July 9, 2010

Disaster Strikes

UGH.

Okay. Look.

The Warriors' big trade today -- Randolph, Turiaf and Azubuike (plus possibly others?!) for David Lee -- has the contours of a trade that makes sense. If you have a bunch of middling players, the best possible outcome is to trade several of them for a pretty good player. Azubuike and Turiaf, as fond as we Worriers are of them, are the exact kind of short-contract spare parts that should be moved for value. And while we'd personally love to cradle Anthony Randolph to our misery-wracked chests until the end of time, there is an argument for trading a high-upside, high-risk guy for a known commodity.

The problem is, the known commodity that is David Lee is known to... how do we put this politely... not help NBA teams win basketball games.

The 2009-10 New York Knicks were outscored by 4.1 points per 48 minutes when David Lee was on the court, and by 2.8 points per 48 minutes when he wasn't. To reiterate: this year's Knicks team played better without David Lee. The previous year? Same deal: the '08-'09 Knicks were outscored by 3.4 per 48 with Lee, and by only 0.7 per 48 without him. In the two years before that, Lee's net plus-minus was positive, but considering he was subbing for a gravy-addled Eddy Curry, that ain't saying all that much.

The more grizzled Warriors fans among you may remember a gentleman by the name of Troy Murphy. By many production-based metrics, Mr. Murphy is a borderline superstar: Dave Berri's Wins Produced, for example, rate him as one of the league's twenty best players. This, of course, is ridiculous, for Troy Murphy's teams are always bad, especially so when he plays... his gaudy rebounding totals stem from the fact that he selfishly pads his own stats, to the detriment of the Pacers' D and even the team's rebounding.

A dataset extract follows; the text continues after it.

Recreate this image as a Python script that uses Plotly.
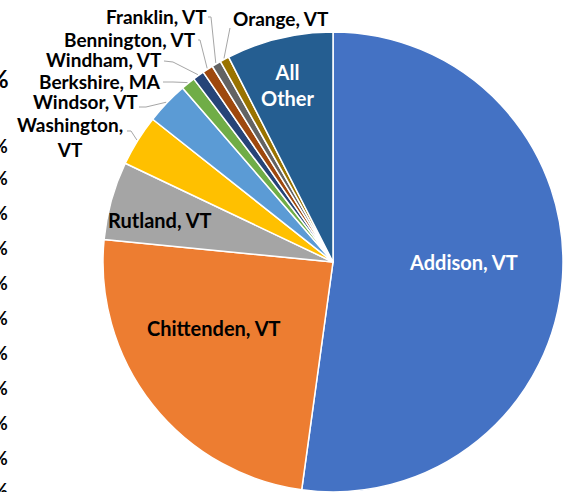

Well, David Lee is better than Troy Murphy. But the two share the same category: both guys boast gaudy counting stats that exemplify weaknesses as much as strengths. When Lee took the floor for the Knicks in the last couple seasons, they rebounded worse as a team and defended much worse. His individual stats suggest he's a borderline All-Star; his team results suggest that the Knicks might've improved upon their 29-53 record if he'd simply stayed home.

This is the exact type of player that the Warriors don't need. In fact, this is the exact type of player that the Warriors just dumped for Charlie Bell and Dan Gadzuric. On a shitty roster with only one healthy three and several high-upside young fours, why, exactly, would you dump $30 million worth of Corey Maggette and then trade real talent for $80 million of David Lee?

This is pointless. This is counterproductive. This is ridiculous. This team is now paying $33 million -- about 57% of the salary cap -- for Monta, Biedrins and Lee, three players whose teams failed to win 30 games last year. This is not how you build a team, nor how you sell one. If the Warriors' next owner looks at a trade like this and smiles, then run for the hills, people... a new day will not be dawning anytime soon. This shit is downright shameful.

Tomorrow, we will take one last look at Anthony Randolph, a player who possesses more upside than any current Warrior (yes, Curry too). Next week, we will embark on the ugly process of examining this newly Lee'd and freshly directionless franchise.

Worrying doesn't even begin to cover it at this point. Is www.goldenstatemourners.com available?

1 comment:

Unknown said...

I really think your overreacting. David Lee didn't help the Knicks win because the Knicks REALLY, REALLY sucked. Like REALLY. Did we all forget how the Knicks had sold out their roster for this summer (kinda back fired, didn't it... Enjoy Amare New York!) Lee is one of the best PF's in the game RIGHT NOW. The chances that Randolph ever produces as much as Lee already has are slim.